--- BEGIN DATA SUPPLIED ---

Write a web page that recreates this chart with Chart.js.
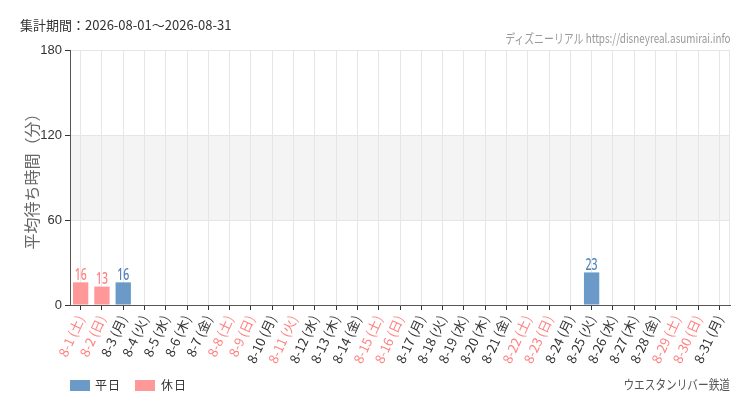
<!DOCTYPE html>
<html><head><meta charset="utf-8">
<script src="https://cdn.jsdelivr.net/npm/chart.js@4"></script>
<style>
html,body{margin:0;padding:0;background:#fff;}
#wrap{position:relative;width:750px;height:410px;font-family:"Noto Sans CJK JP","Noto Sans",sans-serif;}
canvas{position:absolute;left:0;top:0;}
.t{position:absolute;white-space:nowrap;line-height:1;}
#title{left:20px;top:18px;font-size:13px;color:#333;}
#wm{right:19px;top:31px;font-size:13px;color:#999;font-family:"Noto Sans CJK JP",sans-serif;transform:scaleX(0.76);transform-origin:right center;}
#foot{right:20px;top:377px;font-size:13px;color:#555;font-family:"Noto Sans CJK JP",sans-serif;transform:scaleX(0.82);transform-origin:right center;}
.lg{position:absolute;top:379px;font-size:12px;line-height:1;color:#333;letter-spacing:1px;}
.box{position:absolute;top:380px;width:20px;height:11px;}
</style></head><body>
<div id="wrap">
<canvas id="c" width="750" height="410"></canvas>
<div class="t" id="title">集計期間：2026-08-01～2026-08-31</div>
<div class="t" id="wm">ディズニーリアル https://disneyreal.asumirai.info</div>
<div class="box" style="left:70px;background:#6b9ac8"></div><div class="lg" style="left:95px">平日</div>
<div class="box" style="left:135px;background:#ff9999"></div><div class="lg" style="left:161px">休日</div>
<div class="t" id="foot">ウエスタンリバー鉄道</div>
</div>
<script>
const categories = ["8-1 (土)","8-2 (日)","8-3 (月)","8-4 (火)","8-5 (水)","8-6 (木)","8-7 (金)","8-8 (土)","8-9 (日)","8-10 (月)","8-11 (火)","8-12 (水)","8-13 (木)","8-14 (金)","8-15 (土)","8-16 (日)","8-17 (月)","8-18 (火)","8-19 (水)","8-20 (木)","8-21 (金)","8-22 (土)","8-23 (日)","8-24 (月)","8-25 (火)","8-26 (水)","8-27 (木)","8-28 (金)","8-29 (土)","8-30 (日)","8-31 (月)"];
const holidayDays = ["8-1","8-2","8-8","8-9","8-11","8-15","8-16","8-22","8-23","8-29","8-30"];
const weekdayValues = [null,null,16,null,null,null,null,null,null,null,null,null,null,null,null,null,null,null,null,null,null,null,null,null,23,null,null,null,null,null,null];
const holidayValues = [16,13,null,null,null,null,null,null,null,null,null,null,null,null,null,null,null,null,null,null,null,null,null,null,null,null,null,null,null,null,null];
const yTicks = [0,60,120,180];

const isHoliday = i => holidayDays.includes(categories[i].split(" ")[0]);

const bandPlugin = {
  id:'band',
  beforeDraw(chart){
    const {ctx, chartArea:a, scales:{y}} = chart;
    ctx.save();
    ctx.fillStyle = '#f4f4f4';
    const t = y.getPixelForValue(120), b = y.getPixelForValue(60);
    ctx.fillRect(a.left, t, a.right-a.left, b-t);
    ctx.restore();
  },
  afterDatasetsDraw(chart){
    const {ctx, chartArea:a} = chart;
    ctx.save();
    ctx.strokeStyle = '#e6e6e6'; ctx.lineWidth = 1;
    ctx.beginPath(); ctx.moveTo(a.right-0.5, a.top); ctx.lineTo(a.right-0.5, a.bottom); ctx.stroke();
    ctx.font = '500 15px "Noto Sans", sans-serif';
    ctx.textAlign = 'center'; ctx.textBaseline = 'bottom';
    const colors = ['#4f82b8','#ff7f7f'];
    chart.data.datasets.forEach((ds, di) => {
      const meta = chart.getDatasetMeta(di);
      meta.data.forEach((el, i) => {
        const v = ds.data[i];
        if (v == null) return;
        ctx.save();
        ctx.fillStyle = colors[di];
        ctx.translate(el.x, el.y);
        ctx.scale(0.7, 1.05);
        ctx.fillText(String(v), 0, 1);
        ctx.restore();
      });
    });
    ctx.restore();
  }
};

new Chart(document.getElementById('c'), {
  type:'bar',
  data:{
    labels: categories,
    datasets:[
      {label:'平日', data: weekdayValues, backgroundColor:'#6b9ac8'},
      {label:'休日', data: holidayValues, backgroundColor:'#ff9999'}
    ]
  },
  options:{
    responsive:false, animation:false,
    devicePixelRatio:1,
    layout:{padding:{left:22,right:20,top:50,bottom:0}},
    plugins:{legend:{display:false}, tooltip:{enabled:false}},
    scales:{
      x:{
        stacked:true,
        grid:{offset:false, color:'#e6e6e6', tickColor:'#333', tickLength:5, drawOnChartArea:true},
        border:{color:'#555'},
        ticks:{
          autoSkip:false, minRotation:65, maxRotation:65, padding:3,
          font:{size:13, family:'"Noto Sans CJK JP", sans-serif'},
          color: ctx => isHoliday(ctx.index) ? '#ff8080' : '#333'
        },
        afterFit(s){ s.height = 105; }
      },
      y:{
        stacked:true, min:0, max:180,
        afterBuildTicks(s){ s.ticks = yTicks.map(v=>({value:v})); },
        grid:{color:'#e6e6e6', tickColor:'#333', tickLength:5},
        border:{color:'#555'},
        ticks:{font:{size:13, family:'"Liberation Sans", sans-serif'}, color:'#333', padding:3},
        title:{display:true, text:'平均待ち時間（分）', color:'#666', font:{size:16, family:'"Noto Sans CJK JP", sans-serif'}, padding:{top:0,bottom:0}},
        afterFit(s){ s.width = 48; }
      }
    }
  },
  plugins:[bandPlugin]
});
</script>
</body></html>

--- END DATA SUPPLIED ---
--- BEGIN DATA SUPPLIED ---

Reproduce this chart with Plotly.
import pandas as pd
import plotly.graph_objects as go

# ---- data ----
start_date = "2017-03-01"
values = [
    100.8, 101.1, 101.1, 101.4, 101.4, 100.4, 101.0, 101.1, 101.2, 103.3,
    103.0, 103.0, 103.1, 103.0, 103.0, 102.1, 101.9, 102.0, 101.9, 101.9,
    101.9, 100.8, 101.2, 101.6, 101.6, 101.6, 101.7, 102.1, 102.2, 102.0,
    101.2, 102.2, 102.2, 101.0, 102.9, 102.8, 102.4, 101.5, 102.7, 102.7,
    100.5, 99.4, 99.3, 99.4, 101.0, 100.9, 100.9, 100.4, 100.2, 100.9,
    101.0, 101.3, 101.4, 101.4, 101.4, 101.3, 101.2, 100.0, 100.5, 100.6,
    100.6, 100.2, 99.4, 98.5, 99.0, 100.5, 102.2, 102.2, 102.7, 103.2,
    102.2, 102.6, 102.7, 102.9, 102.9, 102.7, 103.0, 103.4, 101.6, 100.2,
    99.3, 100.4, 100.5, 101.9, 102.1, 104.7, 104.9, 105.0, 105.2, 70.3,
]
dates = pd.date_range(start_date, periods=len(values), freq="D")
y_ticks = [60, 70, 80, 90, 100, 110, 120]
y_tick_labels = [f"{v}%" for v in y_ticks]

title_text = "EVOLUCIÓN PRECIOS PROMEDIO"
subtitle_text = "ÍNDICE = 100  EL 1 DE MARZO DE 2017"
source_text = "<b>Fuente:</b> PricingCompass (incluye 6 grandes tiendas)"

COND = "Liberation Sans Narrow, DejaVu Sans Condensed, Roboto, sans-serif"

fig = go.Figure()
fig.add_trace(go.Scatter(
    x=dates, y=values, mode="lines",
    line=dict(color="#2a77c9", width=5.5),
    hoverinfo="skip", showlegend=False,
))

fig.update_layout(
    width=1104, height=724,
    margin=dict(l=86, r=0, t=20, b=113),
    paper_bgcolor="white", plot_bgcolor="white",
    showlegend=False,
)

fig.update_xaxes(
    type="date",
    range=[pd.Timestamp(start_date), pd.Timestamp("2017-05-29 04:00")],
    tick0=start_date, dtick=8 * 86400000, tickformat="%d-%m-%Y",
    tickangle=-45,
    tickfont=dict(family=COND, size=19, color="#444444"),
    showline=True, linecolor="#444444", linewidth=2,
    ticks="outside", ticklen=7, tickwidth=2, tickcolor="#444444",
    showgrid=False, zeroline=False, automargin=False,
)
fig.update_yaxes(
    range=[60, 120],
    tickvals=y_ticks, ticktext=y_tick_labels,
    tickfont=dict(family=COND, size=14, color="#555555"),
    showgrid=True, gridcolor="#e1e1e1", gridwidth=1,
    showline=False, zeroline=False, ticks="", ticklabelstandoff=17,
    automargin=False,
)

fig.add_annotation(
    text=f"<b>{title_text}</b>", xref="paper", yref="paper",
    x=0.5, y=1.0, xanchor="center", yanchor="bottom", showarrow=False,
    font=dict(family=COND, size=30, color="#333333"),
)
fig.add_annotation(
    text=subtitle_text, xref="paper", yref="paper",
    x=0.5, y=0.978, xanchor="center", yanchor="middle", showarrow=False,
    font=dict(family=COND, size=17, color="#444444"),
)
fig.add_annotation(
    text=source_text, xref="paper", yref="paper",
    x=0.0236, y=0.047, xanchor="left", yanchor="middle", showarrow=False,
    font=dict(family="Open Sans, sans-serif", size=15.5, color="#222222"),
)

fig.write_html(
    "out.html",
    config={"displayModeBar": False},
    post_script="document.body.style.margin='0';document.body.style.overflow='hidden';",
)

--- END DATA SUPPLIED ---

Copy every line from the entries that contains the word "this".

* **ANSWER BELOW**:
Write a web page that recreates this chart with Chart.js.
Reproduce this chart with Plotly.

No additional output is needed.